Stephen and Life in Theatre Productions’ are associated with The Royal Court Theatre and, without subsidy, the company has already brought Broadway plays, musicals and original writing to the city, reaching an audience of more than 50,000 people.
Now, he says, it’s time to revive a Liverpool tradition, pack up the props and costumes and head out to audiences.
The old Liverpool Everyman company had a similar project in the 70s called VanLoad where actors would travel to pubs and communities bringing theatre and comedy to people.

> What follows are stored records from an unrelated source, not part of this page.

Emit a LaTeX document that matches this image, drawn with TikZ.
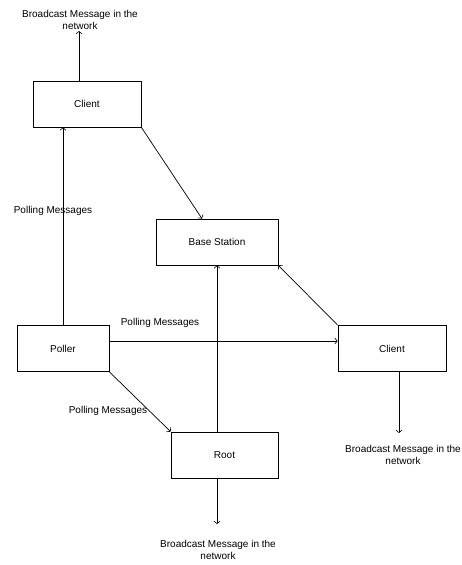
\documentclass[tikz,border=0pt]{standalone}
\usepackage{fontspec}
\setmainfont{Liberation Sans}
\usetikzlibrary{arrows.meta}
\begin{document}
\begin{tikzpicture}[x=1pt,y=-1pt,line width=0.7pt,
  box/.style={draw,minimum width=#1,minimum height=46pt,inner sep=0pt,font=\fontsize{10}{12}\selectfont},
  box/.default=108pt,
  msg/.style={align=center,inner sep=1pt,font=\fontsize{10}{12}\selectfont},
  >={Straight Barb[length=2.5pt,width=6pt,line width=0.6pt]}]
\useasboundingbox (0,0) rectangle (462,565);

\node[box] (client1) at (87,104) {Client};
\node[box=122pt] (base) at (217,242) {Base Station};
\node[box] (client2) at (392,348.5) {Client};
\node[box=92pt] (poller) at (63,348.5) {Poller};
\node[box=107pt] (root) at (224.5,455) {Root};

\node[msg] (bc1) at (80,20) {Broadcast Message in the\\network};
\node[msg] (bc2) at (403,455) {Broadcast Message in the\\network};
\node[msg] (bc3) at (218,550) {Broadcast Message in the\\network};
\node[msg] (pm1) at (53,211) {Polling Messages};
\node[msg] (pm2) at (160,323) {Polling Messages};
\node[msg] (pm3) at (108,411) {Polling Messages};

\coordinate (out2) at (399,433);
\coordinate (out3) at (217,524);

\draw[->] ([xshift=-8pt]client1.north) -- ([xshift=-8pt]client1.north |- bc1.south);
\draw[->] (poller.north) -- (poller.north |- client1.south);
\draw[->] (client1.south east) -- ([xshift=-15pt]base.north);
\draw[->] (base.south |- root.north) -- (base.south);
\draw[->] (client2.north west) -- (base.south east);
\draw[->] ([yshift=7.5pt]poller.east) -- ([yshift=7.5pt]client2.west);
\draw[->] (poller.south east) -- (root.north west);
\draw[->] (out2 |- client2.south) -- (out2);
\draw[->] (out3 |- root.south) -- (out3);
\end{tikzpicture}
\end{document}
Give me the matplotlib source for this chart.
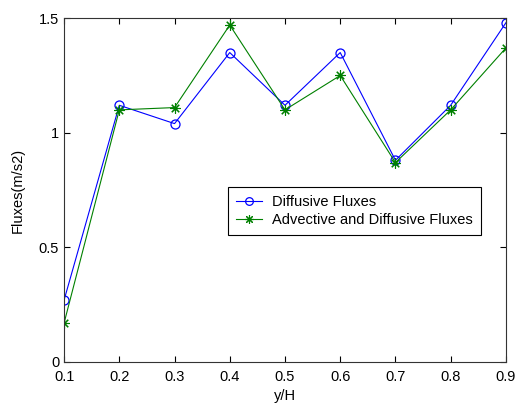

It was Dame Julie Walters first professional job and she’s spoken about how much she loved having the chance to perform in front of a non-traditional venue audience.
“I think this is one of the best ways of adapting to our new situation and hopefully we can plant a seed very early on with kids by showing them that this is what we do in the city and maybe that they too could be actors or performers if they want to be.”
Stephen says panto, of all shows, is the one that’s most needed right now after a frustrating spring and summer of cancellations.
“There’s a reason why panto is the biggest seller every year – it’s because it’s the most appealing to everyone, it’s for all ages, it reminds people of when they were younger and it’s got that warm feeling about it.
“All our shows will be free which again I think is important when so many families are struggling because of the virus. This is for all, it’s a mini gift for everyone to share.”
In order to make the pop-up panto idea happen, Stephen has already approached theatres in the city including the Unity, Everyman and Playhouse and the Royal Court for support.
“Obviously they can’t do their usual shows this year so there’s no competition so I’ve asked them to come behind me, as almost a collective, and we can spearhead taking entertainment into the community.”
He’s also launched a crowdfunding campaign, aiming to raise £15,000 over the next month to cover the costs of putting on the shows and paying the actors and crew who will create them.
“£15,000 is our target and if we don’t break that then it doesn’t happen, but there’s no ceiling so the more we go above it then the more shows we can do.
“At the moment, because of all the limitations, all the actors and tech will have to turn up separately at each venue but in future we’re hoping to raise enough for a van, that’s the next phase, because it would be a good resource to have for spring/summer shows next year.
“When people ask how much they can put in, I’ve been saying to them imagine you’re buying a ticket for a panto for your son or daughter, your niece or nephew or grandchild. This is your gift, if not to your own kid, then to someone else’s.”